All questions and answers are based on the 2005 edition of the NEC.
Q. Where must the system-bonding jumper at a transformer be installed?
A. The metal parts of the separately derived system must be bonded to the secondary grounded neutral terminal by the installation of a system-bonding jumper. This bonding jumper ensures that dangerous voltage from a secondary ground fault can be quickly removed by opening the separately derived system circuit's overcurrent protection device [250.2(A)(3) and 250.30(A)(1)].
Danger: During a ground fault, metal parts of electrical equipment, as well as metal piping and structural steel, will become and remain energized and thereby provide the potential for electric shock and fire if the system bonding jumper isn't installed.
The system-bonding jumper can be installed at the transformer, the first system disconnecting means, or any point in between the transformer and the first disconnecting means, but not at both locations (Figure at right).

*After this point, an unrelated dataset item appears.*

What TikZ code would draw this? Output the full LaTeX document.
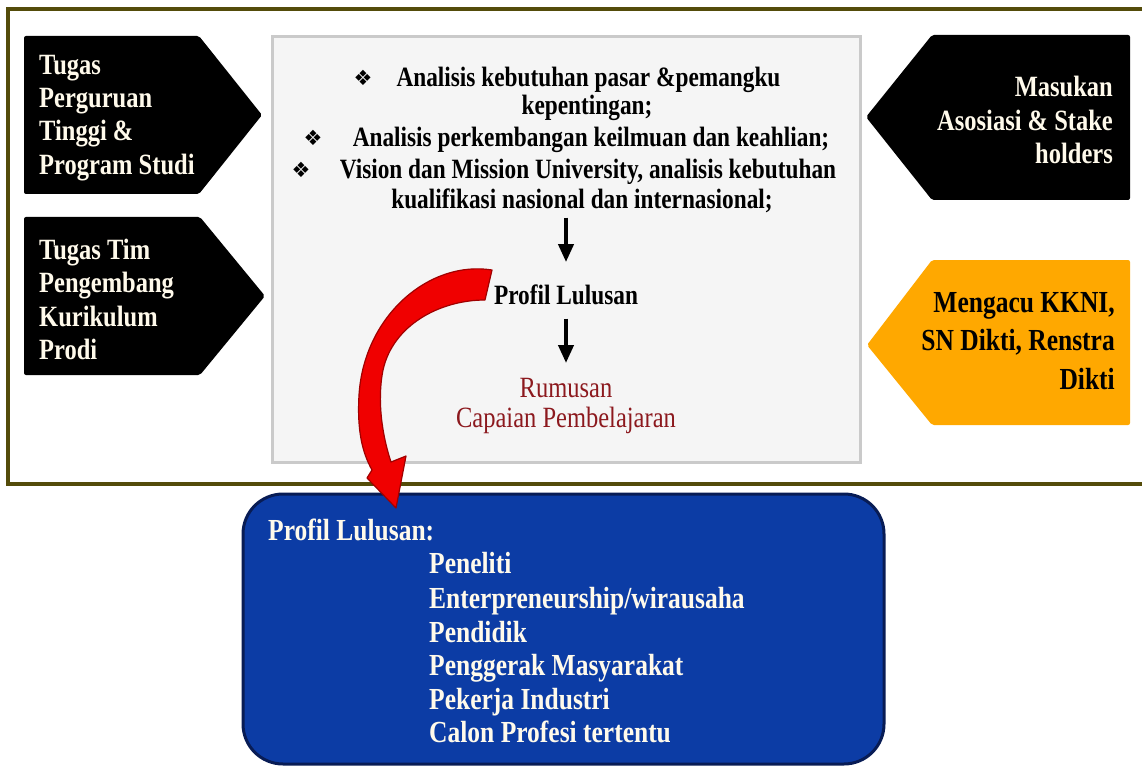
\documentclass[tikz,border=0pt]{standalone}
\usepackage{fontspec}
\setmainfont{Liberation Serif}
\newfontfamily\dingfont{DejaVu Sans}
\usetikzlibrary{arrows.meta}

\definecolor{frameC}{RGB}{84,76,10}
\definecolor{panelE}{RGB}{202,202,202}
\definecolor{panelF}{RGB}{245,245,245}
\definecolor{gold}{RGB}{255,168,0}
\definecolor{blueF}{RGB}{12,60,165}
\definecolor{blueE}{RGB}{8,28,85}
\definecolor{cream}{RGB}{255,250,235}
\definecolor{rumC}{RGB}{140,25,30}
\definecolor{redF}{RGB}{240,0,0}
\definecolor{redE}{RGB}{160,0,0}

\tikzset{
  frame/.style={draw=frameC, line width=4pt},
  panel/.style={draw=panelE, fill=panelF, line width=3pt, minimum width=588pt, minimum height=425pt, inner sep=0pt},
  darktag/.style={fill=black, rounded corners=2pt},
  goldtag/.style={fill=gold, rounded corners=2pt},
  tagtxt/.style={text=cream, font=\bfseries\fontsize{24.5}{27.7}\selectfont, yscale=1.2, inner sep=0pt},
  goldtxt/.style={text=black, font=\bfseries\fontsize{25.5}{32}\selectfont, yscale=1.2, inner sep=0pt, align=right, anchor=east},
  midtxt/.style={text=black, font=\bfseries\fontsize{23.3}{26}\selectfont, yscale=1.2, inner sep=0pt, anchor=base},
  bul/.style={text=black, font=\dingfont\fontsize{21}{24}\selectfont, inner sep=0pt, anchor=base},
  rumtxt/.style={text=rumC, font=\fontsize{24.5}{25}\selectfont, yscale=1.2, inner sep=0pt, align=center},
  outbox/.style={draw=blueE, fill=blueF, line width=3pt, rounded corners=40pt, minimum width=641pt, minimum height=270pt, inner sep=0pt},
  outtxt/.style={text=cream, font=\bfseries\fontsize{25.5}{30}\selectfont, yscale=1.2, inner sep=0pt, anchor=base west},
  blackarrow/.style={line width=4pt, -{Triangle[length=18pt,width=15pt]}},
  redarrow/.style={fill=redF, draw=redE, line width=1.2pt, line join=round},
}

\begin{document}
\begin{tikzpicture}[x=1pt, y=-1pt]
\useasboundingbox (0,0) rectangle (1142,767);
\fill[white] (0,0) rectangle (1142,767);

% outer frame (runs past the right edge)
\draw[frame] (8,9) rectangle (1170,484);

% central panel
\node[panel] (panel) at (566,249.5) {};

% left tags
\fill[darktag] (24,36) -- (199,36) -- (262,115) -- (199,194) -- (24,194) -- cycle;
\node[tagtxt, anchor=west, align=left] (tagA) at (39,118)
  {Tugas\\Perguruan\\Tinggi \&\\Program Studi};
\fill[darktag] (24,217) -- (200,217) -- (265,296) -- (200,375) -- (24,375) -- cycle;
\node[tagtxt, anchor=west, align=left] (tagB) at (39,299.5)
  {Tugas Tim\\Pengembang\\Kurikulum\\Prodi};

% right tags
\fill[darktag] (1130,35) -- (932,35) -- (866,117) -- (932,200) -- (1130,200) -- cycle;
\node[tagtxt, anchor=east, align=right] (tagC) at (1113,120)
  {Masukan\\Asosiasi \& Stake\\holders};
\fill[goldtag] (1130,260) -- (932,260) -- (867,345) -- (932,425) -- (1130,425) -- cycle;
\node[goldtxt] (tagD) at (1115,341)
  {Mengacu KKNI,\\SN Dikti, Renstra\\Dikti};

% panel contents
\node[bul] (b1) at (363,86) {❖};
\node[midtxt] (c1) at (588.5,87) {Analisis kebutuhan pasar \&pemangku};
\node[midtxt] (c2) at (587,115) {kepentingan;};
\node[bul] (b2) at (313,146) {❖};
\node[midtxt] (c3) at (591,147) {Analisis perkembangan keilmuan dan keahlian;};
\node[bul] (b3) at (301,178) {❖};
\node[midtxt] (c4) at (588,179) {Vision dan Mission University, analisis kebutuhan};
\node[midtxt] (c5) at (582,209) {kualifikasi nasional dan internasional;};

\node[midtxt] (prof) at (566,304) {Profil Lulusan};
\node[rumtxt] (rum) at (566,406) {Rumusan\\Capaian Pembelajaran};

\draw[blackarrow, shorten <=4pt, shorten >=22pt] (prof.north |- c5.south) -- (prof.north);
\draw[blackarrow, shorten <=14pt, shorten >=15pt] (prof.south) -- (prof.south |- rum.north);

% graduate profile box
\node[outbox] (out) at (563.5,629) {};
\node[outtxt] (o0) at (268,540) {Profil Lulusan:};
\node[outtxt] (o1) at (429,573) {Peneliti};
\node[outtxt] (o2) at (429,608) {Enterpreneurship/wirausaha};
\node[outtxt] (o3) at (429,642) {Pendidik};
\node[outtxt] (o4) at (429,675) {Penggerak Masyarakat};
\node[outtxt] (o5) at (429,709) {Pekerja Industri};
\node[outtxt] (o6) at (429,742) {Calon Profesi tertentu};

% curved red arrow from the profile line down into the box
\filldraw[redarrow]
  (492,270) .. controls (430,260) and (364,315) .. (359,395)
  .. controls (357,430) and (362,452) .. (372,470)
  -- (367,478) -- (396,508) -- (406,456) -- (391,462)
  .. controls (382,435) and (377,400) .. (383,370)
  .. controls (393,325) and (440,300) .. (485,300)
  -- cycle;
\end{tikzpicture}
\end{document}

Caution: Dangerous objectionable current will flow on conductive metal parts of electrical equipment as well as metal piping and structural steel, in violation of 250.6(A), if the system-bonding jumper is installed at the transformer and the secondary system disconnecting means.
Q. My instructor says the Code only requires you to twist 14 and 12 AWG copper ground wires to splice them. Is he right?
A. No. The Code requires all conductors to be spliced by a splicing device identified for the purpose or by exothermic welding [110.14(B)]. Also, equipment grounding (bonding) conductors associated with circuit conductors that are spliced or terminated on equipment within a metal outlet box must be spliced together or joined to the box with devices suitable for the purpose [250.148(A)].
Note: You don't need to twist the conductors together prior to the installation of a twist-on wire connector.
Q. The instructions for the UL Listed standby generators I install state, “Drive a ground rod and bond it to the frame of the generator enclosure.” The generator isn't a separately derived system because it uses a solidly bonded neutral in the transfer switch. Why do they say it must be grounded to an approved earth ground?
A. Probably because the engineer who wrote the specifications and the engineer at UL who reviewed the instructions think the earth serves some safety purpose. I have a standby generator with an unswitched neutral in the transfer switch, and I didn't install a ground rod. The only time an earth ground is required by the NEC for a generator is when the generator meets the definition of separately derived system [250.30(A)(3)].
According to Art. 100, the generator would only be a separately derived system where there's no direct electrical connection to the utility supply conductors. In other words, the neutral is also switched in the transfer switch.